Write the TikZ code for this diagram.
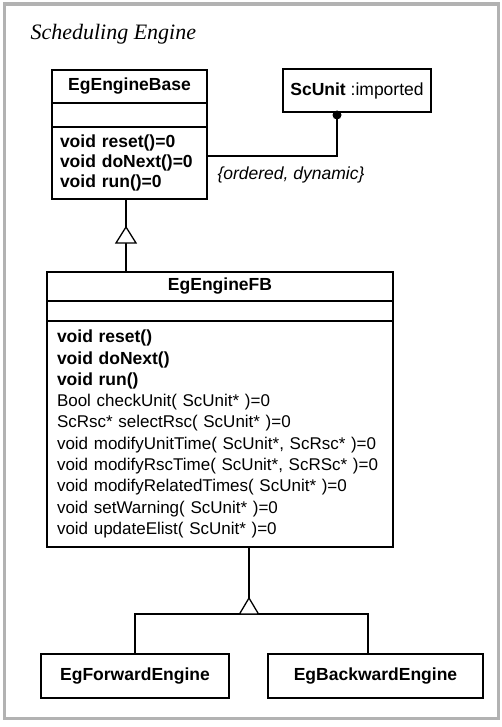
\documentclass[tikz,border=0pt]{standalone}
\usepackage{fontspec}
\setmainfont{Liberation Serif}
\setsansfont{Liberation Sans}
\usetikzlibrary{positioning}
\begin{document}
\begin{tikzpicture}[x=1pt,y=-1pt,
  lw/.style={line width=1.3pt},
  box/.style={draw,lw,rectangle,inner sep=0pt,outer sep=0pt,font=\sffamily\fontsize{17.5}{20}\selectfont},
  cname/.style={box,font=\sffamily\bfseries\fontsize{17.5}{20}\selectfont},
  ops/.style={box,align=left,inner xsep=10pt,anchor=north west},
  gentri/.style={draw,lw,fill=white},
  conn/.style={draw,lw}]
\useasboundingbox (0,0) rectangle (502,727);
\draw[gray!60,line width=3.5pt] (4.5,4) rectangle (498.5,718.5);
\node[anchor=base west,font=\rmfamily\itshape\fontsize{22}{26}\selectfont] (title) at (27,40) {Scheduling Engine};
% EgEngineBase
\node[cname,anchor=north west,minimum width=155,minimum height=33] (baseN) at (52,70) {EgEngineBase};
\node[box,anchor=north west,minimum width=155,minimum height=24] (baseA) at (52,103) {};
\node[ops,inner xsep=8pt,text width=139,minimum height=72,font=\sffamily\bfseries\fontsize{17.5}{19.6}\selectfont] (baseO) at (52,127) {void reset()=0\\void doNext()=0\\void run()=0};
% ScUnit
\node[box,anchor=north west,minimum width=148,minimum height=43] (scu) at (283,69) {\bfseries ScUnit \mdseries :imported};
\coordinate (dotc) at (337,115);
\coordinate (joint) at (207,156);
\draw[conn] (scu.south -| dotc) |- (joint);
\node[circle,fill=black,inner sep=0pt,minimum size=9pt] (dot) at (dotc) {};
\node[anchor=base west,font=\sffamily\itshape\fontsize{17.5}{20}\selectfont] (constr) at (214,180) {\{ordered, dynamic\}};
% EgEngineFB
\node[cname,anchor=north west,minimum width=346,minimum height=29] (fbN) at (47,272) {EgEngineFB};
\node[box,anchor=north west,minimum width=346,minimum height=20] (fbA) at (47,301) {};
\node[ops,text width=326,minimum height=226,font=\sffamily\fontsize{17}{21.3}\selectfont] (fbO) at (47,321) {{\fontsize{17.5}{21.3}\selectfont\bfseries void reset()}\\{\fontsize{17.5}{21.3}\selectfont\bfseries void doNext()}\\{\fontsize{17.5}{21.3}\selectfont\bfseries void run()}\\Bool checkUnit( ScUnit* )=0\\ScRsc* selectRsc( ScUnit* )=0\\void modifyUnitTime( ScUnit*, ScRsc* )=0\\void modifyRscTime( ScUnit*, ScRSc* )=0\\void modifyRelatedTimes( ScUnit* )=0\\void setWarning( ScUnit* )=0\\void updateElist( ScUnit* )=0};
% generalization 1
\coordinate (t1) at (126,227);
\draw[conn] (baseO.south -| t1) -- (t1);
\draw[conn] (fbN.north -| t1) -- ([yshift=16]t1);
\draw[gentri] (t1) -- ++(-10,16) -- ++(20,0) -- cycle;
% subclasses
\node[cname,anchor=north west,minimum width=188,minimum height=44] (fwd) at (41,654) {EgForwardEngine};
\node[cname,anchor=north west,minimum width=215,minimum height=44] (bwd) at (268,654) {EgBackwardEngine};
\coordinate (t2) at (249,598);
\coordinate (fl) at (135,614);
\coordinate (fr) at (368,614);
\draw[conn] (fbO.south -| t2) -- (t2);
\draw[conn] (fwd.north -| fl) -- (fl) -- (fr) -- (bwd.north -| fr);
\draw[gentri] (t2) -- ++(-9.5,16) -- ++(19,0) -- cycle;
\end{tikzpicture}
\end{document}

◇ ◇ ◇ ◇

§ What is expected: Copy the whole listing above word for word but do not carry over the pictures.

§ Final answer:
Write the TikZ code for this diagram.
\documentclass[tikz,border=0pt]{standalone}
\usepackage{fontspec}
\setmainfont{Liberation Serif}
\setsansfont{Liberation Sans}
\usetikzlibrary{positioning}
\begin{document}
\begin{tikzpicture}[x=1pt,y=-1pt,
  lw/.style={line width=1.3pt},
  box/.style={draw,lw,rectangle,inner sep=0pt,outer sep=0pt,font=\sffamily\fontsize{17.5}{20}\selectfont},
  cname/.style={box,font=\sffamily\bfseries\fontsize{17.5}{20}\selectfont},
  ops/.style={box,align=left,inner xsep=10pt,anchor=north west},
  gentri/.style={draw,lw,fill=white},
  conn/.style={draw,lw}]
\useasboundingbox (0,0) rectangle (502,727);
\draw[gray!60,line width=3.5pt] (4.5,4) rectangle (498.5,718.5);
\node[anchor=base west,font=\rmfamily\itshape\fontsize{22}{26}\selectfont] (title) at (27,40) {Scheduling Engine};
% EgEngineBase
\node[cname,anchor=north west,minimum width=155,minimum height=33] (baseN) at (52,70) {EgEngineBase};
\node[box,anchor=north west,minimum width=155,minimum height=24] (baseA) at (52,103) {};
\node[ops,inner xsep=8pt,text width=139,minimum height=72,font=\sffamily\bfseries\fontsize{17.5}{19.6}\selectfont] (baseO) at (52,127) {void reset()=0\\void doNext()=0\\void run()=0};
% ScUnit
\node[box,anchor=north west,minimum width=148,minimum height=43] (scu) at (283,69) {\bfseries ScUnit \mdseries :imported};
\coordinate (dotc) at (337,115);
\coordinate (joint) at (207,156);
\draw[conn] (scu.south -| dotc) |- (joint);
\node[circle,fill=black,inner sep=0pt,minimum size=9pt] (dot) at (dotc) {};
\node[anchor=base west,font=\sffamily\itshape\fontsize{17.5}{20}\selectfont] (constr) at (214,180) {\{ordered, dynamic\}};
% EgEngineFB
\node[cname,anchor=north west,minimum width=346,minimum height=29] (fbN) at (47,272) {EgEngineFB};
\node[box,anchor=north west,minimum width=346,minimum height=20] (fbA) at (47,301) {};
\node[ops,text width=326,minimum height=226,font=\sffamily\fontsize{17}{21.3}\selectfont] (fbO) at (47,321) {{\fontsize{17.5}{21.3}\selectfont\bfseries void reset()}\\{\fontsize{17.5}{21.3}\selectfont\bfseries void doNext()}\\{\fontsize{17.5}{21.3}\selectfont\bfseries void run()}\\Bool checkUnit( ScUnit* )=0\\ScRsc* selectRsc( ScUnit* )=0\\void modifyUnitTime( ScUnit*, ScRsc* )=0\\void modifyRscTime( ScUnit*, ScRSc* )=0\\void modifyRelatedTimes( ScUnit* )=0\\void setWarning( ScUnit* )=0\\void updateElist( ScUnit* )=0};
% generalization 1
\coordinate (t1) at (126,227);
\draw[conn] (baseO.south -| t1) -- (t1);
\draw[conn] (fbN.north -| t1) -- ([yshift=16]t1);
\draw[gentri] (t1) -- ++(-10,16) -- ++(20,0) -- cycle;
% subclasses
\node[cname,anchor=north west,minimum width=188,minimum height=44] (fwd) at (41,654) {EgForwardEngine};
\node[cname,anchor=north west,minimum width=215,minimum height=44] (bwd) at (268,654) {EgBackwardEngine};
\coordinate (t2) at (249,598);
\coordinate (fl) at (135,614);
\coordinate (fr) at (368,614);
\draw[conn] (fbO.south -| t2) -- (t2);
\draw[conn] (fwd.north -| fl) -- (fl) -- (fr) -- (bwd.north -| fr);
\draw[gentri] (t2) -- ++(-9.5,16) -- ++(19,0) -- cycle;
\end{tikzpicture}
\end{document}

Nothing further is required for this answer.